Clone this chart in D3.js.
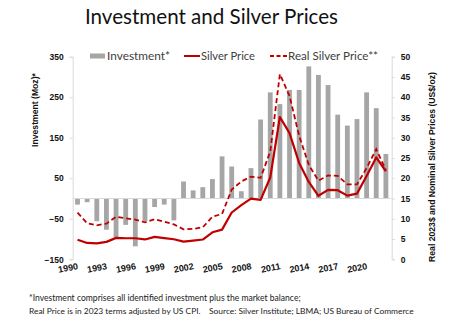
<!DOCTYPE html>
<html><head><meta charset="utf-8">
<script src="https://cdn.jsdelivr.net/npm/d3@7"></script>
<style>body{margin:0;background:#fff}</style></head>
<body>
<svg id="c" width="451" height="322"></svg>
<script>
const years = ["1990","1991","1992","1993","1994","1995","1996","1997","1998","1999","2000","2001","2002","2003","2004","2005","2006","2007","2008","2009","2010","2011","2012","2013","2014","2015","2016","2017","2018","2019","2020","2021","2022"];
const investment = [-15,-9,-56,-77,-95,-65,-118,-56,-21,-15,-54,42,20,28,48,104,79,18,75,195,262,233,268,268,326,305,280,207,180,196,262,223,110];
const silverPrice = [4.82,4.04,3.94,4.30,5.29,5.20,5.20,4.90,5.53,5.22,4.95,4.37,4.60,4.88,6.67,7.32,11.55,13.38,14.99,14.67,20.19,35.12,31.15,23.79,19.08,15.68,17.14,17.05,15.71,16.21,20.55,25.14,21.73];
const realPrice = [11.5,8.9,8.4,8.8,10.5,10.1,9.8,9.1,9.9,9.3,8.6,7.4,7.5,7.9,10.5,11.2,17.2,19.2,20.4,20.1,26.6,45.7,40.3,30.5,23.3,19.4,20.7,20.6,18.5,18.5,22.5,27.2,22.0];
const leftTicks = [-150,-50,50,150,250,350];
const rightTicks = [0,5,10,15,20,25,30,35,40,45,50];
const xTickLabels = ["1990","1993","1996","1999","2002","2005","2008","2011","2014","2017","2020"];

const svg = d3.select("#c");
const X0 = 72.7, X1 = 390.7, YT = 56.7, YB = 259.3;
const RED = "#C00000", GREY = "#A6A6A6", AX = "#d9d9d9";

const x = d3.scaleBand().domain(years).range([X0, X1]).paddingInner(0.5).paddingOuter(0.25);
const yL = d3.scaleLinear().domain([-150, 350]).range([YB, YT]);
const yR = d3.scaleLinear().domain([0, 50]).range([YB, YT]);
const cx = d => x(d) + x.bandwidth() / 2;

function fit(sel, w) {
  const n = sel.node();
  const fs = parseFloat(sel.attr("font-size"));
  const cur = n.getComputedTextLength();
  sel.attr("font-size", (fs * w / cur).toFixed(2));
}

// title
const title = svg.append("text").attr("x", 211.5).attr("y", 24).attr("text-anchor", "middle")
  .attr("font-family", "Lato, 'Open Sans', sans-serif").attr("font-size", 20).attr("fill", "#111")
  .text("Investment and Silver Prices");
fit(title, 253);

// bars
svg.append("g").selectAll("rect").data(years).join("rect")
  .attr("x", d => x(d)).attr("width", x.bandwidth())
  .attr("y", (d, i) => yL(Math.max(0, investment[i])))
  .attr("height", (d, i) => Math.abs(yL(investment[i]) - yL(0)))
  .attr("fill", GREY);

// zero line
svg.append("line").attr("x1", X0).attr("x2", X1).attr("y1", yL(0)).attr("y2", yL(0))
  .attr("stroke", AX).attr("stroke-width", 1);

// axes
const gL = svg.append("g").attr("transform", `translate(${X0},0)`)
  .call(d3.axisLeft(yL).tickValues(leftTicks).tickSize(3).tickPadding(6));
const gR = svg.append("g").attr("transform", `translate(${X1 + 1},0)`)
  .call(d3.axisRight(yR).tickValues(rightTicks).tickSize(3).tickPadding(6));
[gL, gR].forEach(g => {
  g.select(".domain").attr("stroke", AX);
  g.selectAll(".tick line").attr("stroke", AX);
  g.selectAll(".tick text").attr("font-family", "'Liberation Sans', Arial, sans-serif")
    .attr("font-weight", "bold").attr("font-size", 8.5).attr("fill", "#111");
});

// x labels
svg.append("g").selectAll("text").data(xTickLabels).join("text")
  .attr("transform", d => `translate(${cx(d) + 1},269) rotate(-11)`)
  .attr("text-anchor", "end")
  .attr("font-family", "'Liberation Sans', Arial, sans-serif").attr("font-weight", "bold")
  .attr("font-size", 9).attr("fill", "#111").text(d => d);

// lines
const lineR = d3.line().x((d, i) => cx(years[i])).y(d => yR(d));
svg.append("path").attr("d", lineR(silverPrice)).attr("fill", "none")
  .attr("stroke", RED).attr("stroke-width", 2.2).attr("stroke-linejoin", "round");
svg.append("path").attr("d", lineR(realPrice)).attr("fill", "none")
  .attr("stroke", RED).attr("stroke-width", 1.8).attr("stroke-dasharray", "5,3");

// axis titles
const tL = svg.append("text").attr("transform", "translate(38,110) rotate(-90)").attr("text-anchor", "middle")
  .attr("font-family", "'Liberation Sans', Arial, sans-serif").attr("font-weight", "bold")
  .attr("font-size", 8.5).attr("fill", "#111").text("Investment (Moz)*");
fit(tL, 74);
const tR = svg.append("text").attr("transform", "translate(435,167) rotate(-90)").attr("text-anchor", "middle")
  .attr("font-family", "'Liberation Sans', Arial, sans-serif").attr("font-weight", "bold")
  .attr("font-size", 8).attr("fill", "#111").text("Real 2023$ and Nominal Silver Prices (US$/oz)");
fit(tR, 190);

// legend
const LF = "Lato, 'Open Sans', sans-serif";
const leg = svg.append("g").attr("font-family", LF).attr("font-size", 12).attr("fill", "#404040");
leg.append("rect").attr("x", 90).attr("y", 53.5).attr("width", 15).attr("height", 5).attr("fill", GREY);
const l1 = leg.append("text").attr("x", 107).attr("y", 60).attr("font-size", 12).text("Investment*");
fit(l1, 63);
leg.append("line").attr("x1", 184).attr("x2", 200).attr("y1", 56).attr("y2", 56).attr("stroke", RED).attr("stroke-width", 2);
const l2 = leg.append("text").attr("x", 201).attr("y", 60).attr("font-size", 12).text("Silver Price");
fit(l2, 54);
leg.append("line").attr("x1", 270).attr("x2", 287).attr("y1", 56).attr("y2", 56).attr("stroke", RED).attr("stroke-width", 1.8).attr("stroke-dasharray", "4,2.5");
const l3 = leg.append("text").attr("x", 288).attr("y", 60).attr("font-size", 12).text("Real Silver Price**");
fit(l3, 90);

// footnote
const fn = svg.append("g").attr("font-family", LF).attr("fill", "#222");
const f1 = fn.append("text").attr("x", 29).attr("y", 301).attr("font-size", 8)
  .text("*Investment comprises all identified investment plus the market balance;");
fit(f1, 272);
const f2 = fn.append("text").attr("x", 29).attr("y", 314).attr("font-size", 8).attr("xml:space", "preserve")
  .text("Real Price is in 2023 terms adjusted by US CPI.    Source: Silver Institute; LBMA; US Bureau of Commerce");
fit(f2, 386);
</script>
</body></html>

+ + + +

> **WHAT YOU NEED TO DO**:
Repeat the material above in full and exactly, omitting the pictures.

> **ANSWER FOR THIS EXERCISE**:
Clone this chart in D3.js.
<!DOCTYPE html>
<html><head><meta charset="utf-8">
<script src="https://cdn.jsdelivr.net/npm/d3@7"></script>
<style>body{margin:0;background:#fff}</style></head>
<body>
<svg id="c" width="451" height="322"></svg>
<script>
const years = ["1990","1991","1992","1993","1994","1995","1996","1997","1998","1999","2000","2001","2002","2003","2004","2005","2006","2007","2008","2009","2010","2011","2012","2013","2014","2015","2016","2017","2018","2019","2020","2021","2022"];
const investment = [-15,-9,-56,-77,-95,-65,-118,-56,-21,-15,-54,42,20,28,48,104,79,18,75,195,262,233,268,268,326,305,280,207,180,196,262,223,110];
const silverPrice = [4.82,4.04,3.94,4.30,5.29,5.20,5.20,4.90,5.53,5.22,4.95,4.37,4.60,4.88,6.67,7.32,11.55,13.38,14.99,14.67,20.19,35.12,31.15,23.79,19.08,15.68,17.14,17.05,15.71,16.21,20.55,25.14,21.73];
const realPrice = [11.5,8.9,8.4,8.8,10.5,10.1,9.8,9.1,9.9,9.3,8.6,7.4,7.5,7.9,10.5,11.2,17.2,19.2,20.4,20.1,26.6,45.7,40.3,30.5,23.3,19.4,20.7,20.6,18.5,18.5,22.5,27.2,22.0];
const leftTicks = [-150,-50,50,150,250,350];
const rightTicks = [0,5,10,15,20,25,30,35,40,45,50];
const xTickLabels = ["1990","1993","1996","1999","2002","2005","2008","2011","2014","2017","2020"];

const svg = d3.select("#c");
const X0 = 72.7, X1 = 390.7, YT = 56.7, YB = 259.3;
const RED = "#C00000", GREY = "#A6A6A6", AX = "#d9d9d9";

const x = d3.scaleBand().domain(years).range([X0, X1]).paddingInner(0.5).paddingOuter(0.25);
const yL = d3.scaleLinear().domain([-150, 350]).range([YB, YT]);
const yR = d3.scaleLinear().domain([0, 50]).range([YB, YT]);
const cx = d => x(d) + x.bandwidth() / 2;

function fit(sel, w) {
  const n = sel.node();
  const fs = parseFloat(sel.attr("font-size"));
  const cur = n.getComputedTextLength();
  sel.attr("font-size", (fs * w / cur).toFixed(2));
}

// title
const title = svg.append("text").attr("x", 211.5).attr("y", 24).attr("text-anchor", "middle")
  .attr("font-family", "Lato, 'Open Sans', sans-serif").attr("font-size", 20).attr("fill", "#111")
  .text("Investment and Silver Prices");
fit(title, 253);

// bars
svg.append("g").selectAll("rect").data(years).join("rect")
  .attr("x", d => x(d)).attr("width", x.bandwidth())
  .attr("y", (d, i) => yL(Math.max(0, investment[i])))
  .attr("height", (d, i) => Math.abs(yL(investment[i]) - yL(0)))
  .attr("fill", GREY);

// zero line
svg.append("line").attr("x1", X0).attr("x2", X1).attr("y1", yL(0)).attr("y2", yL(0))
  .attr("stroke", AX).attr("stroke-width", 1);

// axes
const gL = svg.append("g").attr("transform", `translate(${X0},0)`)
  .call(d3.axisLeft(yL).tickValues(leftTicks).tickSize(3).tickPadding(6));
const gR = svg.append("g").attr("transform", `translate(${X1 + 1},0)`)
  .call(d3.axisRight(yR).tickValues(rightTicks).tickSize(3).tickPadding(6));
[gL, gR].forEach(g => {
  g.select(".domain").attr("stroke", AX);
  g.selectAll(".tick line").attr("stroke", AX);
  g.selectAll(".tick text").attr("font-family", "'Liberation Sans', Arial, sans-serif")
    .attr("font-weight", "bold").attr("font-size", 8.5).attr("fill", "#111");
});

// x labels
svg.append("g").selectAll("text").data(xTickLabels).join("text")
  .attr("transform", d => `translate(${cx(d) + 1},269) rotate(-11)`)
  .attr("text-anchor", "end")
  .attr("font-family", "'Liberation Sans', Arial, sans-serif").attr("font-weight", "bold")
  .attr("font-size", 9).attr("fill", "#111").text(d => d);

// lines
const lineR = d3.line().x((d, i) => cx(years[i])).y(d => yR(d));
svg.append("path").attr("d", lineR(silverPrice)).attr("fill", "none")
  .attr("stroke", RED).attr("stroke-width", 2.2).attr("stroke-linejoin", "round");
svg.append("path").attr("d", lineR(realPrice)).attr("fill", "none")
  .attr("stroke", RED).attr("stroke-width", 1.8).attr("stroke-dasharray", "5,3");

// axis titles
const tL = svg.append("text").attr("transform", "translate(38,110) rotate(-90)").attr("text-anchor", "middle")
  .attr("font-family", "'Liberation Sans', Arial, sans-serif").attr("font-weight", "bold")
  .attr("font-size", 8.5).attr("fill", "#111").text("Investment (Moz)*");
fit(tL, 74);
const tR = svg.append("text").attr("transform", "translate(435,167) rotate(-90)").attr("text-anchor", "middle")
  .attr("font-family", "'Liberation Sans', Arial, sans-serif").attr("font-weight", "bold")
  .attr("font-size", 8).attr("fill", "#111").text("Real 2023$ and Nominal Silver Prices (US$/oz)");
fit(tR, 190);

// legend
const LF = "Lato, 'Open Sans', sans-serif";
const leg = svg.append("g").attr("font-family", LF).attr("font-size", 12).attr("fill", "#404040");
leg.append("rect").attr("x", 90).attr("y", 53.5).attr("width", 15).attr("height", 5).attr("fill", GREY);
const l1 = leg.append("text").attr("x", 107).attr("y", 60).attr("font-size", 12).text("Investment*");
fit(l1, 63);
leg.append("line").attr("x1", 184).attr("x2", 200).attr("y1", 56).attr("y2", 56).attr("stroke", RED).attr("stroke-width", 2);
const l2 = leg.append("text").attr("x", 201).attr("y", 60).attr("font-size", 12).text("Silver Price");
fit(l2, 54);
leg.append("line").attr("x1", 270).attr("x2", 287).attr("y1", 56).attr("y2", 56).attr("stroke", RED).attr("stroke-width", 1.8).attr("stroke-dasharray", "4,2.5");
const l3 = leg.append("text").attr("x", 288).attr("y", 60).attr("font-size", 12).text("Real Silver Price**");
fit(l3, 90);

// footnote
const fn = svg.append("g").attr("font-family", LF).attr("fill", "#222");
const f1 = fn.append("text").attr("x", 29).attr("y", 301).attr("font-size", 8)
  .text("*Investment comprises all identified investment plus the market balance;");
fit(f1, 272);
const f2 = fn.append("text").attr("x", 29).attr("y", 314).attr("font-size", 8).attr("xml:space", "preserve")
  .text("Real Price is in 2023 terms adjusted by US CPI.    Source: Silver Institute; LBMA; US Bureau of Commerce");
fit(f2, 386);
</script>
</body></html>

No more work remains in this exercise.